#### Data supplied:
========================
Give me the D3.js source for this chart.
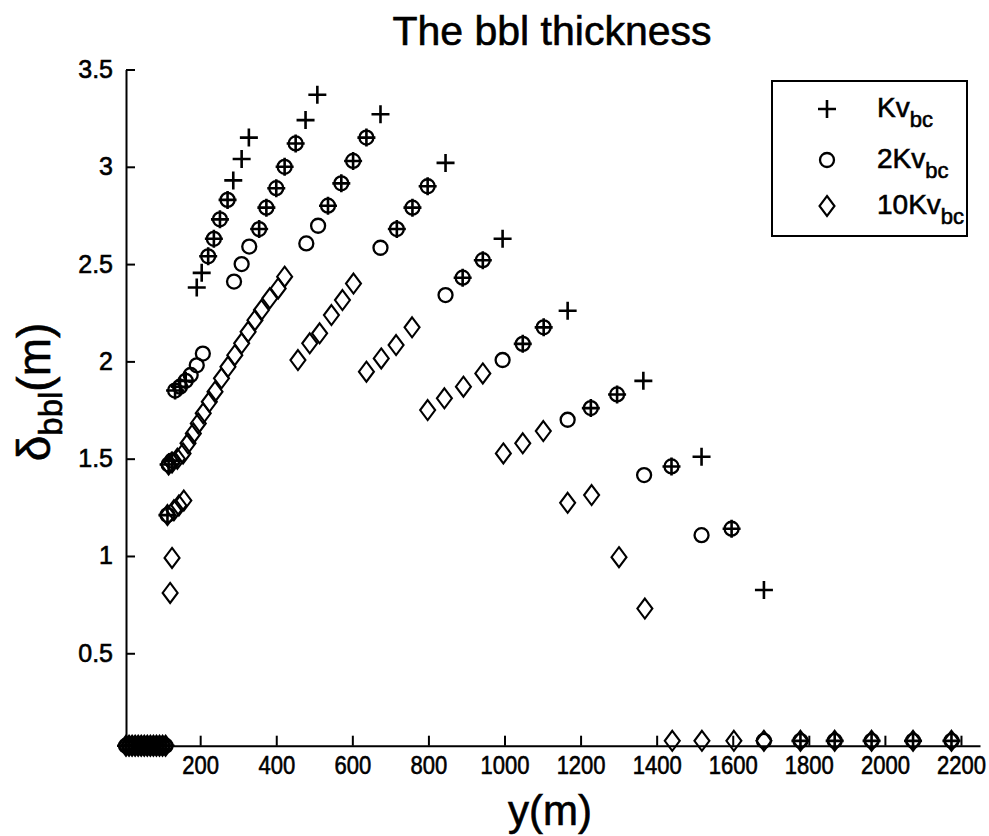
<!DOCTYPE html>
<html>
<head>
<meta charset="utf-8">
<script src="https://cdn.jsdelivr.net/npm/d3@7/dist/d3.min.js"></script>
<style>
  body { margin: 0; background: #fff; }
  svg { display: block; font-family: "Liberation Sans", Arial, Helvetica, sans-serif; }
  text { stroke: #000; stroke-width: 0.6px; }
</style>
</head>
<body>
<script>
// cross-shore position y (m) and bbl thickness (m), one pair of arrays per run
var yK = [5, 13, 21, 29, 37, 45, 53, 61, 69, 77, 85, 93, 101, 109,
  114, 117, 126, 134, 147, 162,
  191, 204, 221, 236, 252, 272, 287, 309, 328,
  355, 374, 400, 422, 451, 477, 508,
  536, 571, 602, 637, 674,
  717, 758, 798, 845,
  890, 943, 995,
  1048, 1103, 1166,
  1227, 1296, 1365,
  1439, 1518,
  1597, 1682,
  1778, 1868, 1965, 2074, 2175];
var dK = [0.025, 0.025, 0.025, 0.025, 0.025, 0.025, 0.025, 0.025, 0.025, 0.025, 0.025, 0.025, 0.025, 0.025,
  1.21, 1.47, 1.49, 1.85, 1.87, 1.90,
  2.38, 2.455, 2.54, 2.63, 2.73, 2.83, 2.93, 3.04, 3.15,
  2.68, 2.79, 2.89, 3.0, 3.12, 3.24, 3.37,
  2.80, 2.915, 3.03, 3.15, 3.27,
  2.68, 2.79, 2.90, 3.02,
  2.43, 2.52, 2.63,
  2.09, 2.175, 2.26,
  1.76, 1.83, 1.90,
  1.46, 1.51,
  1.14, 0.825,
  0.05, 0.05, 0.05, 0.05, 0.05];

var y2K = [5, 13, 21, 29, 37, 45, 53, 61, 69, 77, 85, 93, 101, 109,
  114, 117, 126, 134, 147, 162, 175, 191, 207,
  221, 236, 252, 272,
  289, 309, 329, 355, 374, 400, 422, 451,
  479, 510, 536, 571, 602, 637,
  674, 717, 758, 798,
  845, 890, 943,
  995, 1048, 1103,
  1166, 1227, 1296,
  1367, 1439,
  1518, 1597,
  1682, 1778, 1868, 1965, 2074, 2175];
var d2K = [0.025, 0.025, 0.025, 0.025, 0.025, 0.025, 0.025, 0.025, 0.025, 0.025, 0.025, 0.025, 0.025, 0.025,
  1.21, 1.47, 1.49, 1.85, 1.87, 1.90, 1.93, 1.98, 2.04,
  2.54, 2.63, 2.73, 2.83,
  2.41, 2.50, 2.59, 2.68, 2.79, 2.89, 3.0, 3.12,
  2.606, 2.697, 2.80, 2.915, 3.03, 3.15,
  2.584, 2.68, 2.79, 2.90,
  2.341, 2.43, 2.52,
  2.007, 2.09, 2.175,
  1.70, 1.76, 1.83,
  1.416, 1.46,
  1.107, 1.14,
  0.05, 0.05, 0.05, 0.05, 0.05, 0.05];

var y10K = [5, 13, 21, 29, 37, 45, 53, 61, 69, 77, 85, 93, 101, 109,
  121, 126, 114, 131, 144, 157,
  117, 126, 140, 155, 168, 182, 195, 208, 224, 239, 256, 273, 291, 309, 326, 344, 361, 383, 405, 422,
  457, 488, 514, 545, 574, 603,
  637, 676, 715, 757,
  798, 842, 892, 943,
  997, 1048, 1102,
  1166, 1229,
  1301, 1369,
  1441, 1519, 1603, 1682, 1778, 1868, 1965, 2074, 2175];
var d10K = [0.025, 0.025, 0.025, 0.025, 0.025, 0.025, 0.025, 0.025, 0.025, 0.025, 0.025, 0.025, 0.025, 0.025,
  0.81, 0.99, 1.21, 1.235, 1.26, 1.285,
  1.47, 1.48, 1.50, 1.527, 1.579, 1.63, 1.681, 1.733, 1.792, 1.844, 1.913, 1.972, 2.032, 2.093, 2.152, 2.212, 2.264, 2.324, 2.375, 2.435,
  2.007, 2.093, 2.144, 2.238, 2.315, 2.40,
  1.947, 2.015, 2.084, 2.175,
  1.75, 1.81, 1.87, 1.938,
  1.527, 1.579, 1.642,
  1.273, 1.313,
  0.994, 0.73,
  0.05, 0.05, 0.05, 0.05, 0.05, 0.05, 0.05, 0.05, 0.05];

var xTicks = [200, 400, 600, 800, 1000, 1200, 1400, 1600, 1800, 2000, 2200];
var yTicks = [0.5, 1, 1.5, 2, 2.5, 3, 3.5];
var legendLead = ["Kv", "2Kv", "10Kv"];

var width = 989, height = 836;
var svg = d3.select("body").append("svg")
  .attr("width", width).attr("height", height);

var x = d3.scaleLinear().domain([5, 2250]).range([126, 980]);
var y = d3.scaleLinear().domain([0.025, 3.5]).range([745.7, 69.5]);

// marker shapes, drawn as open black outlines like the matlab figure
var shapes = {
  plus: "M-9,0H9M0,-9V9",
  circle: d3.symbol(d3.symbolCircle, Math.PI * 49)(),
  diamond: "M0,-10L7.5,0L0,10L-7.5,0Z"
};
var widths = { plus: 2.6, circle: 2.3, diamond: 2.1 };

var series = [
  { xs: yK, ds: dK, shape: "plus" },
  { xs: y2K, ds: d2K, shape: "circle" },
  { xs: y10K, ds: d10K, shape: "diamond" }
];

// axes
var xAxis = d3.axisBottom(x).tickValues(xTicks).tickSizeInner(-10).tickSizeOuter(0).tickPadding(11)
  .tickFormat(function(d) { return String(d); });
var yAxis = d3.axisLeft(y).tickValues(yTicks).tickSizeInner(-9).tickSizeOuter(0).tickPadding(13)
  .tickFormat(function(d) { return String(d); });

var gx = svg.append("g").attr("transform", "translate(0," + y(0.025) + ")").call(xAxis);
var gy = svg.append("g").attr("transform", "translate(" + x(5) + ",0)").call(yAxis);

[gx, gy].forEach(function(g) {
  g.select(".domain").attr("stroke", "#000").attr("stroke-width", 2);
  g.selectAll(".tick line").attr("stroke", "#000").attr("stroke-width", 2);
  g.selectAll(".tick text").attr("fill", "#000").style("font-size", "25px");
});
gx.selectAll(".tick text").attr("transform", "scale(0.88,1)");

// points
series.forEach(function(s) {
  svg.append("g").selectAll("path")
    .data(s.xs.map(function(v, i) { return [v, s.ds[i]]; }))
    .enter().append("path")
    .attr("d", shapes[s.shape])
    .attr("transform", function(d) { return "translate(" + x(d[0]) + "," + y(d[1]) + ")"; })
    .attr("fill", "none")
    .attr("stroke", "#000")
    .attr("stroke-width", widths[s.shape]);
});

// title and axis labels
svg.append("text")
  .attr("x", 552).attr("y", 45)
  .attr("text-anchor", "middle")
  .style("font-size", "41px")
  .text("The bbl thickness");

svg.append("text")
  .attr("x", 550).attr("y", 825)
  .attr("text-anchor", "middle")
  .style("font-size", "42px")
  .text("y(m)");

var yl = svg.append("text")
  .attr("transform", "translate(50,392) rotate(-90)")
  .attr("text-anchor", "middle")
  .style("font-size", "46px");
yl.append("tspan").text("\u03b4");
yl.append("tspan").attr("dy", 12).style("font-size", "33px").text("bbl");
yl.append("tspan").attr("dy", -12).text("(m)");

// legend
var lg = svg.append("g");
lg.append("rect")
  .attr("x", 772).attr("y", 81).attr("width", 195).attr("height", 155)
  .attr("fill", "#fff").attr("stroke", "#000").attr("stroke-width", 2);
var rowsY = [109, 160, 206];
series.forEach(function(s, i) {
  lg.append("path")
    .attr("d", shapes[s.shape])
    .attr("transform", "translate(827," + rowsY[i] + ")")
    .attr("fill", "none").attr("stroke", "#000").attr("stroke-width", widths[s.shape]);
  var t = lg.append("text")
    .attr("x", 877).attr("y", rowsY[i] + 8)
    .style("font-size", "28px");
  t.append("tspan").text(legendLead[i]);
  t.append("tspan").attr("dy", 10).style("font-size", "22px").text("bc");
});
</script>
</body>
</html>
========================
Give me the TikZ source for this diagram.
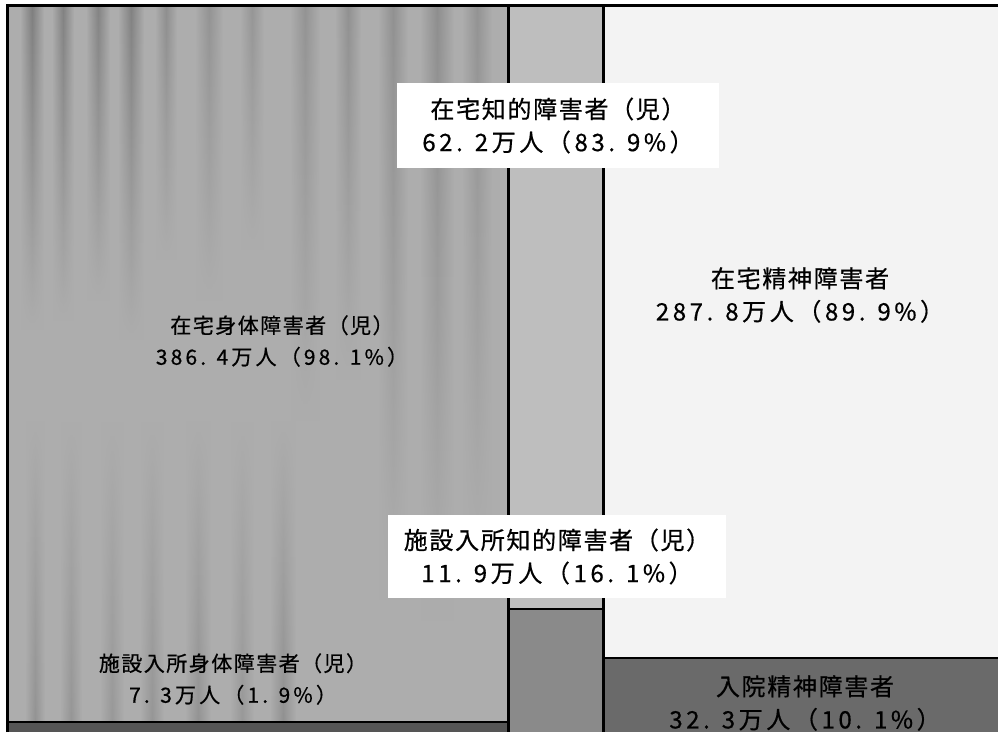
========================
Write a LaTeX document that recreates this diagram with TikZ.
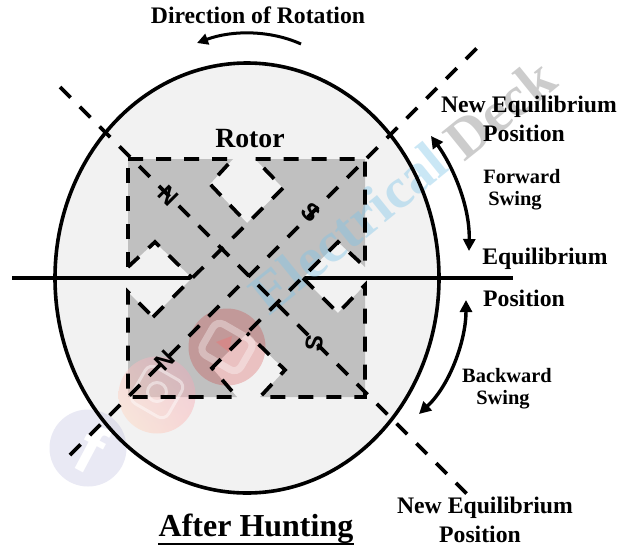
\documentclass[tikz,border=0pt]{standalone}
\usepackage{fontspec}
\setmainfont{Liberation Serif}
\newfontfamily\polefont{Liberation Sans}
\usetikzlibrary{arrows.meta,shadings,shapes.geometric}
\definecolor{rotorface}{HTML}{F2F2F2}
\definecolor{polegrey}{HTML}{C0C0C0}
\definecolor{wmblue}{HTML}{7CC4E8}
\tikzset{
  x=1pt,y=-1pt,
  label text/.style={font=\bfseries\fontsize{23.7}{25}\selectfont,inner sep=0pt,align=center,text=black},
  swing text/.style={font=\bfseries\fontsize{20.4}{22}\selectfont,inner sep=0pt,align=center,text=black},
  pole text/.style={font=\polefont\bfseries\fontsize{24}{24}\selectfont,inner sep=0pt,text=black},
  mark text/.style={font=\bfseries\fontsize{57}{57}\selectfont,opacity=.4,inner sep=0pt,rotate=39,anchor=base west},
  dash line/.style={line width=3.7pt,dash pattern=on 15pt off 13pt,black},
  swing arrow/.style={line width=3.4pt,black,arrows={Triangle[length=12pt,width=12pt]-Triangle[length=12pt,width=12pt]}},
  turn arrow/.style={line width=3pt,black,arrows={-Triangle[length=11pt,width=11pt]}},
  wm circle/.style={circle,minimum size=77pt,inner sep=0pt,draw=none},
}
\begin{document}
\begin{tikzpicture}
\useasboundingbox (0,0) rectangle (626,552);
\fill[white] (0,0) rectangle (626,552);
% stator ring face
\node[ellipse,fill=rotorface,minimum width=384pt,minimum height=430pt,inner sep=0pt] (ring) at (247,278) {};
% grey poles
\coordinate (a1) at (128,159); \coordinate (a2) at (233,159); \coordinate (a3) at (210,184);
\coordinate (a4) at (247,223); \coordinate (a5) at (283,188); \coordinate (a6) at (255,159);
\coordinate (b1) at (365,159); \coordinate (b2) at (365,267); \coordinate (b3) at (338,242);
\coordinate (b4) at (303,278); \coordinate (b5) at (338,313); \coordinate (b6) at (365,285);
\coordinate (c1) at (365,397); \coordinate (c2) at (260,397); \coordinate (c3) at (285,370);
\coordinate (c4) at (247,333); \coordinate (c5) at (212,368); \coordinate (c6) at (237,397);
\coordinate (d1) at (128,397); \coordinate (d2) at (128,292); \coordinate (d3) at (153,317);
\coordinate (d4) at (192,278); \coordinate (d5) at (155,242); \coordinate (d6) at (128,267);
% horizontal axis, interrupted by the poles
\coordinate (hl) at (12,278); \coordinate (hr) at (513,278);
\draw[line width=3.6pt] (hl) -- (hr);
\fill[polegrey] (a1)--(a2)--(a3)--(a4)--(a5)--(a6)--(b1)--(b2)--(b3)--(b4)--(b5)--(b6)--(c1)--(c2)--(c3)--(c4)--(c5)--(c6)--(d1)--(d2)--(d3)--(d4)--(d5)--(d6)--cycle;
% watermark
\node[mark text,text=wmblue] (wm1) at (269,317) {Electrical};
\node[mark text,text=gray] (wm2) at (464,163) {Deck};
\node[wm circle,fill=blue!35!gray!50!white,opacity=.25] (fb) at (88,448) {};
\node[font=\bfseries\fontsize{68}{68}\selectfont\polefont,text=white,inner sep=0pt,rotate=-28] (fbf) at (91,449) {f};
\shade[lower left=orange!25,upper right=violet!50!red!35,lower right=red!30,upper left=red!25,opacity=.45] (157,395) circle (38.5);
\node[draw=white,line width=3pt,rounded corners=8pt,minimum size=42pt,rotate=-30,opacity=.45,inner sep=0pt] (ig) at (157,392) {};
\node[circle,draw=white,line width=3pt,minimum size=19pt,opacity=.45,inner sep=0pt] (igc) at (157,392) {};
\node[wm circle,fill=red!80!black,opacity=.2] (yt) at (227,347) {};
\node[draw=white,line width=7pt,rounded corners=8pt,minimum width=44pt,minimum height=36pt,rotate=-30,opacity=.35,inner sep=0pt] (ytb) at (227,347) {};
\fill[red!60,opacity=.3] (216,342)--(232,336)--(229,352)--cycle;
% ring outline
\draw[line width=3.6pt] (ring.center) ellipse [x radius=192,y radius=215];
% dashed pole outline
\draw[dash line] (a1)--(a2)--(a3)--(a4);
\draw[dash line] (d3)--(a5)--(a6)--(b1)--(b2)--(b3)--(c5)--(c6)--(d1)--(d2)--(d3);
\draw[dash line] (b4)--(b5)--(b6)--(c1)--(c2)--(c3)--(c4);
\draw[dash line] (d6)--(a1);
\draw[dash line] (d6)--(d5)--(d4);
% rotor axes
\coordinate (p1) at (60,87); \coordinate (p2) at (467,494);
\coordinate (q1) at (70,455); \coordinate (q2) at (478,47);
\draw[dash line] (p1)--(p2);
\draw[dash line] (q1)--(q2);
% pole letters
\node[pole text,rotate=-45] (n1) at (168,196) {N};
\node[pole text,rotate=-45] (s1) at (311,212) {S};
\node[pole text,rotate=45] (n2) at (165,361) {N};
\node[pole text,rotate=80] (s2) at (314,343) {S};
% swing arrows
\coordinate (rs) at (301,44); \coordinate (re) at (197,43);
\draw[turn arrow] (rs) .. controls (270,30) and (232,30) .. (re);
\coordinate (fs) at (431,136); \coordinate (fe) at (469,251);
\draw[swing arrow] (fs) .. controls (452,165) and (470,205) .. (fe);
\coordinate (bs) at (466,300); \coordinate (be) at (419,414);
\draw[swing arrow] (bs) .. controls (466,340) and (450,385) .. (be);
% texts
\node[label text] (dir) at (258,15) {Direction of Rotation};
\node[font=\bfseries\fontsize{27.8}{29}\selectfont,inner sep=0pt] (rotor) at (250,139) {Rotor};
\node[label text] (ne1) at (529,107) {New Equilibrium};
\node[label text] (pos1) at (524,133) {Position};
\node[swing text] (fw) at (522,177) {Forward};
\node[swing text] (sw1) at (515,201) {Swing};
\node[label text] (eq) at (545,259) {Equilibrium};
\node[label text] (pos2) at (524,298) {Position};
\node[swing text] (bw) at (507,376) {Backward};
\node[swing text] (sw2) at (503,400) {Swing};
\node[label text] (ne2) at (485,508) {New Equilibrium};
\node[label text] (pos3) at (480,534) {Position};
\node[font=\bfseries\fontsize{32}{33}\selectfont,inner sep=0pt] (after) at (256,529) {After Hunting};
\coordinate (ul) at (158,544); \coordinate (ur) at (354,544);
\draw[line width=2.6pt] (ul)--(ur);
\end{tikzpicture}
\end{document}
========================
Pull out all lines from the entries above in which the word "Give" appears.

Give me the D3.js source for this chart.
Give me the TikZ source for this diagram.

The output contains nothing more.